Most stakeholders have indicated support for the change — after all, the survival and growth of live probiotic bacteria are essential if the consumer is to realize any health benefits, right?
Maybe — and maybe not. A study published in Gastroenterology would seem to cast a small shadow of doubt onthe importance of probiotic viability.
In the study, researchers used gamma radiation to deactivate probiotic bacteria before administering probiotics to a small group of mice suffering from "experimentally induced" colitis. Both the "dead" and viable probiotic bacteria improved the colitis symptoms. Previous studies using heat-deactivated bacteria showed no improvement, but heat treatment destroys the bacteria's cellular structure while gamma radiation leaves it intact.

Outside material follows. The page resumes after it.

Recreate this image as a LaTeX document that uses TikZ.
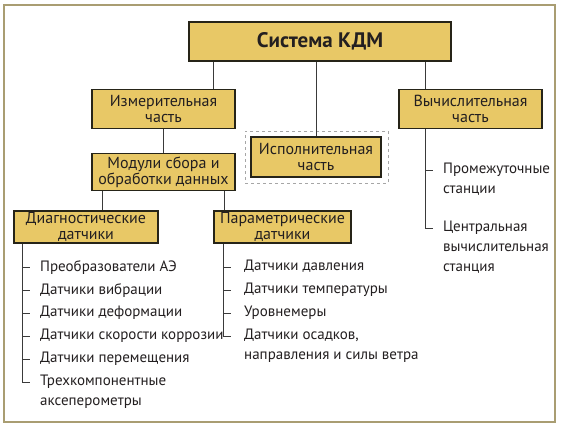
\documentclass[tikz,border=0pt]{standalone}
\usepackage{fontspec}
\setmainfont{PT Sans}
\usetikzlibrary{calc}
\definecolor{boxfill}{HTML}{E8C866}
\definecolor{boxline}{HTML}{262418}
\definecolor{framecol}{HTML}{A99D72}
\definecolor{linecol}{HTML}{3A3A3A}
\definecolor{txtcol}{HTML}{231F20}

\begin{document}
\begin{tikzpicture}[x=1pt,y=-1pt,
    blk/.style={draw=boxline,line width=1.8pt,fill=boxfill,align=center,inner sep=0pt,
      text=txtcol,font=\fontsize{16}{16}\selectfont},
    item/.style={anchor=north west,align=left,inner sep=0pt,text=txtcol,
      font=\fontsize{15}{20}\selectfont},
    conn/.style={draw=linecol,line width=0.9pt}]
        \useasboundingbox (0,0) rectangle (561,428);
        \fill[white] (0,0) rectangle (561,428);
        \draw[framecol,line width=2pt] (4,5) rectangle (555,422);
        % boxes
        \node[blk,minimum width=262pt,minimum height=39pt,
          font=\fontsize{21}{22}\selectfont\bfseries] (sys) at (320,41.5) {Система КДМ};
        \node[blk,minimum width=143pt,minimum height=39pt] (izm) at (163.5,109) {Измерительная\\часть};
        \node[blk,minimum width=143pt,minimum height=39pt] (vych) at (470.5,109) {Вычислительная\\часть};
        \node[draw=gray!70,dashed,line width=0.8pt,minimum width=143pt,minimum height=52pt] (ispfr) at (316.5,157) {};
        \node[blk,minimum width=130pt,minimum height=40pt] (isp) at (316,157) {Исполнительная\\часть};
        \node[blk,minimum width=143pt,minimum height=37pt] (mod) at (163.5,172) {Модули сбора и\\обработки данных};
        \node[blk,minimum width=144pt,minimum height=32pt] (diag) at (86,227) {Диагностические\\датчики};
        \node[blk,minimum width=137pt,minimum height=32pt] (par) at (282.5,227) {Параметрические\\датчики};
        % connectors between boxes
        \draw[conn] ([xshift=-22pt]izm.north east |- sys.south) -- ([xshift=-22pt]izm.north east);
        \draw[conn] (sys.south -| isp.north) -- (isp.north);
        \draw[conn] ([xshift=27pt]vych.north west |- sys.south) -- ([xshift=27pt]vych.north west);
        \draw[conn] (izm.south) -- (mod.north);
        \draw[conn] ([xshift=11pt]mod.south west) -- ([xshift=11pt]mod.south west |- diag.north);
        \draw[conn] ([xshift=-11pt]mod.south east) -- ([xshift=-11pt]mod.south east |- par.north);
        % lists
        \coordinate (dtrunk) at ([xshift=9pt]diag.south west);
        \coordinate (ptrunk) at ([xshift=10pt]par.south west);
        \coordinate (vtrunk) at ([xshift=27pt]vych.south west);
        \foreach \i/\txt in {1/Преобразователи АЭ, 2/Датчики вибрации, 3/Датчики деформации,
            4/Датчики скорости коррозии, 5/Датчики перемещения, 6/{Трехкомпонентные\\аксеперометры}}
          \node[item] (d\i) at (40,{260+23*(\i-1)}) {\txt};
        \foreach \i/\txt in {1/Датчики давления, 2/Датчики температуры, 3/Уровнемеры,
            4/{Датчики осадков,\\направления и силы ветра}}
          \node[item] (p\i) at (244,{260+23*(\i-1)}) {\txt};
        \node[item] (v1) at (443,163) {Промежуточные\\станции};
        \node[item] (v2) at (443,221) {Центральная\\вычислительная\\станция};
        \foreach \i in {1,...,5}
          \draw[conn] ($(d\i.north west -| dtrunk)+(0,7)$) -- ++(8,0);
        \draw[conn] (dtrunk) |- ($(d6.north west -| dtrunk)+(8,7)$);
        \foreach \i in {1,...,3}
          \draw[conn] ($(p\i.north west -| ptrunk)+(0,7)$) -- ++(8,0);
        \draw[conn] (ptrunk) |- ($(p4.north west -| ptrunk)+(8,7)$);
        \draw[conn] ($(v1.north west -| vtrunk)+(0,7)$) -- ++(8,0);
        \draw[conn] (vtrunk) |- ($(v2.north west -| vtrunk)+(8,7)$);
    \end{tikzpicture}
\end{document}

The researchers concluded the protective effects were tied to the probiotics' DNA, not to their ability to colonize the colon.

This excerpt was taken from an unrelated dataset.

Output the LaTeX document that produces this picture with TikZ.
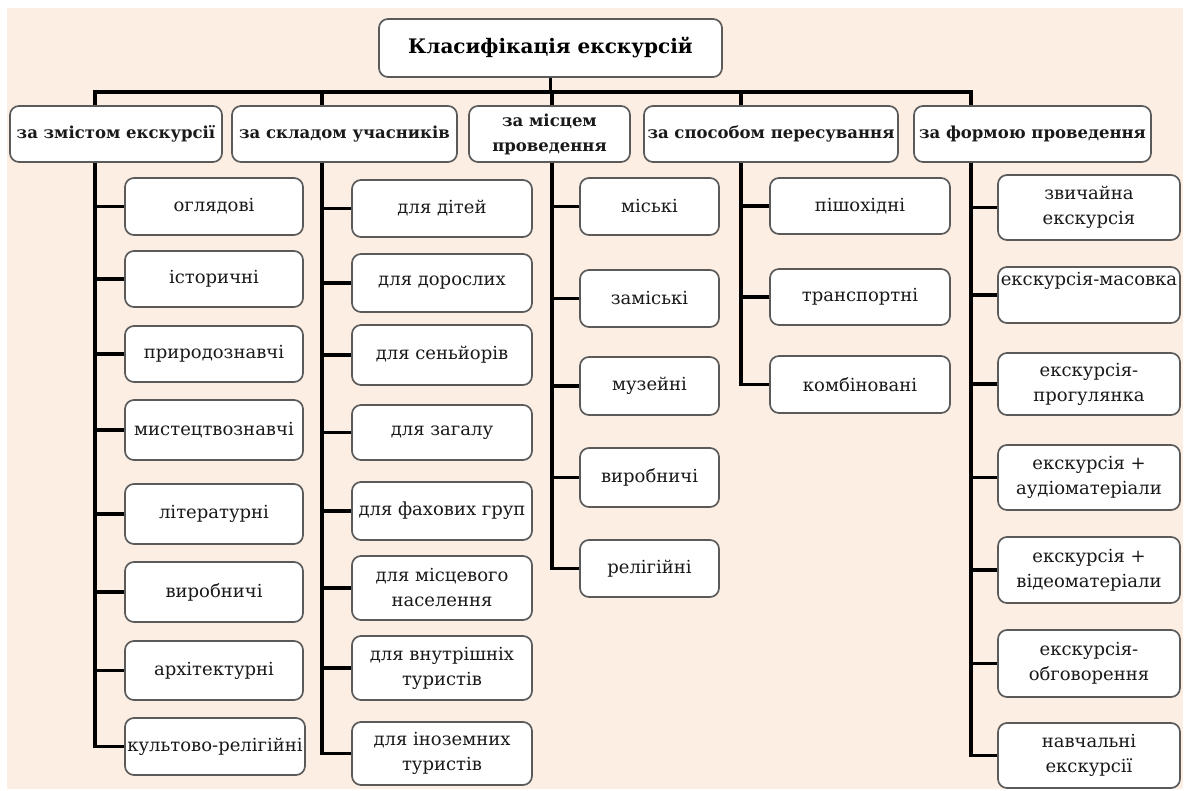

"There is still some debate about whether the cellular components and/or metabolites in probiotics are the active ingredients," says Dennis Gordon, Ph.D., who recently retired from his position as professor and chairman of North Dakota State University's Department of Cereal Science. "There is more evidence that viable probiotics stimulate the immune system compared to non-viable probiotics."
"The experiment should be looked at as a 'first attempt,'" says Gordon, "and not a definitive statement that DNA is the factor within the cells (probiotics) that initiate the immune response."
The study does provide insight into the way probiotics might act, says Mary Ellen Sanders, Ph.D., of Dairy and Food Culture Technologies, Centennial, Colo. "We've always known they have the potential to produce antimicrobial substances, that their mere presence in the gastrointestinal tract can improve gut barrier function."
It would be wrong, however, to make any sweeping conclusions based on this one small animal study. In fact, "it is likely that probiotics act via many different mechanisms," says Sanders.